— AIM —
Write out, exactly and only, the lines that run from the top of the records to the line with "linewidth=2, label=s, zorder=3)". Include both ends; exclude pictures.

___

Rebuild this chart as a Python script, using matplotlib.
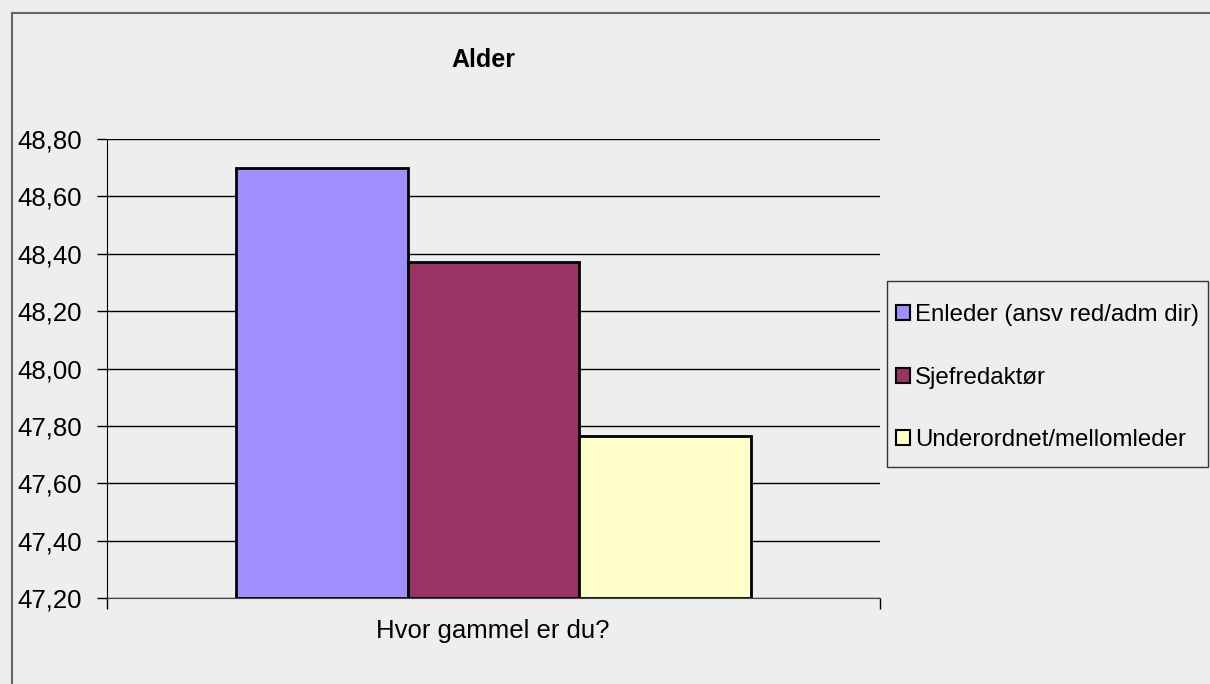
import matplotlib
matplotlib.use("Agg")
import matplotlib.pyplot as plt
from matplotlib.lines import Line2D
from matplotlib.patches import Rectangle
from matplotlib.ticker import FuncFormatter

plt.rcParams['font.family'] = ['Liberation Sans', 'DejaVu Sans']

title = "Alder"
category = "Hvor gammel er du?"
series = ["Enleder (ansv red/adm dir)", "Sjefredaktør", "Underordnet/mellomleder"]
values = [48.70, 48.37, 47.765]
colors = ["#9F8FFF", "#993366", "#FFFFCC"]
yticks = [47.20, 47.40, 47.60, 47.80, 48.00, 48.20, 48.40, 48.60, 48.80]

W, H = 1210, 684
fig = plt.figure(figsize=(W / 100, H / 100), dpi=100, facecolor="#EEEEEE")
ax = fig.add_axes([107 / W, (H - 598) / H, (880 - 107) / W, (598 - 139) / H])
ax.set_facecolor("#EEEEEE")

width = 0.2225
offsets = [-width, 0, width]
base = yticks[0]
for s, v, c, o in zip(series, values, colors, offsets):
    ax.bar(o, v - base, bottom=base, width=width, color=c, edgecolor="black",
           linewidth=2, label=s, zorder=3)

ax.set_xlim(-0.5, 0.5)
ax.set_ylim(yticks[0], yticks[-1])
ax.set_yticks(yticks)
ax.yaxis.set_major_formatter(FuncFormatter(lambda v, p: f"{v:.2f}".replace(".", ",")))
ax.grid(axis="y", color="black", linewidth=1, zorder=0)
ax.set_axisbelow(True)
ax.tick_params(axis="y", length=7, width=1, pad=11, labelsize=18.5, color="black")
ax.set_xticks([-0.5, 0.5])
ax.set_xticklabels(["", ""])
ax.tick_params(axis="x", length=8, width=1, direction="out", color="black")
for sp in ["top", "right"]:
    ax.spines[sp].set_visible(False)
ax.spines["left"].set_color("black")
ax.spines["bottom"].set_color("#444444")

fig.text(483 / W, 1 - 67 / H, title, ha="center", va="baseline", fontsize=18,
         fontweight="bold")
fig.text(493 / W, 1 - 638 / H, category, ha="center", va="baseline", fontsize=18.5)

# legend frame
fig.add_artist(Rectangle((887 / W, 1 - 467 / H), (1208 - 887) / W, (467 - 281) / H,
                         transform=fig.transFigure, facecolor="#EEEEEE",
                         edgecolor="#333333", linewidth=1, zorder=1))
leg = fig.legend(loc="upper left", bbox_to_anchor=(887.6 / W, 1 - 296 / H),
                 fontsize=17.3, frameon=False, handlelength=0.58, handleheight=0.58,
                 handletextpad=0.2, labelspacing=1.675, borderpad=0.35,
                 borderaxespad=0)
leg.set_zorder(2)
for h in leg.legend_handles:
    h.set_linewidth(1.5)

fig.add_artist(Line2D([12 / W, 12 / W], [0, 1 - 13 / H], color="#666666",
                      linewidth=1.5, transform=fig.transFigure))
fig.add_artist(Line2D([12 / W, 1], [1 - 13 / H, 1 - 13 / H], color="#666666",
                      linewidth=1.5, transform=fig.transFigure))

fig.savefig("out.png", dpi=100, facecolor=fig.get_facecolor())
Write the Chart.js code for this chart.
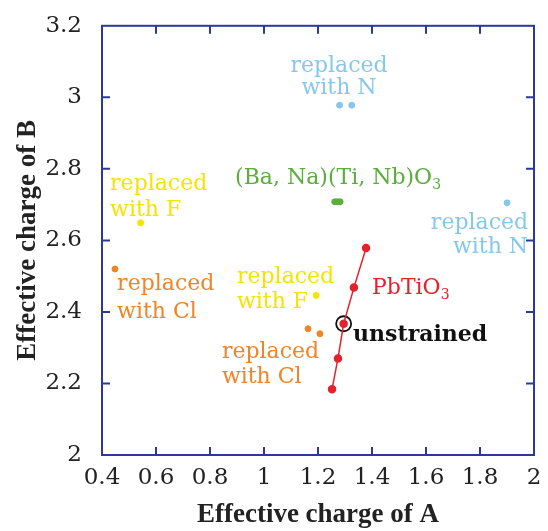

___

— SOLUTION —
Rebuild this chart as a Python script, using matplotlib.
import matplotlib
matplotlib.use("Agg")
import matplotlib.pyplot as plt
from matplotlib.lines import Line2D
from matplotlib.patches import Rectangle
from matplotlib.ticker import FuncFormatter

plt.rcParams['font.family'] = ['Liberation Sans', 'DejaVu Sans']

title = "Alder"
category = "Hvor gammel er du?"
series = ["Enleder (ansv red/adm dir)", "Sjefredaktør", "Underordnet/mellomleder"]
values = [48.70, 48.37, 47.765]
colors = ["#9F8FFF", "#993366", "#FFFFCC"]
yticks = [47.20, 47.40, 47.60, 47.80, 48.00, 48.20, 48.40, 48.60, 48.80]

W, H = 1210, 684
fig = plt.figure(figsize=(W / 100, H / 100), dpi=100, facecolor="#EEEEEE")
ax = fig.add_axes([107 / W, (H - 598) / H, (880 - 107) / W, (598 - 139) / H])
ax.set_facecolor("#EEEEEE")

width = 0.2225
offsets = [-width, 0, width]
base = yticks[0]
for s, v, c, o in zip(series, values, colors, offsets):
    ax.bar(o, v - base, bottom=base, width=width, color=c, edgecolor="black",
           linewidth=2, label=s, zorder=3)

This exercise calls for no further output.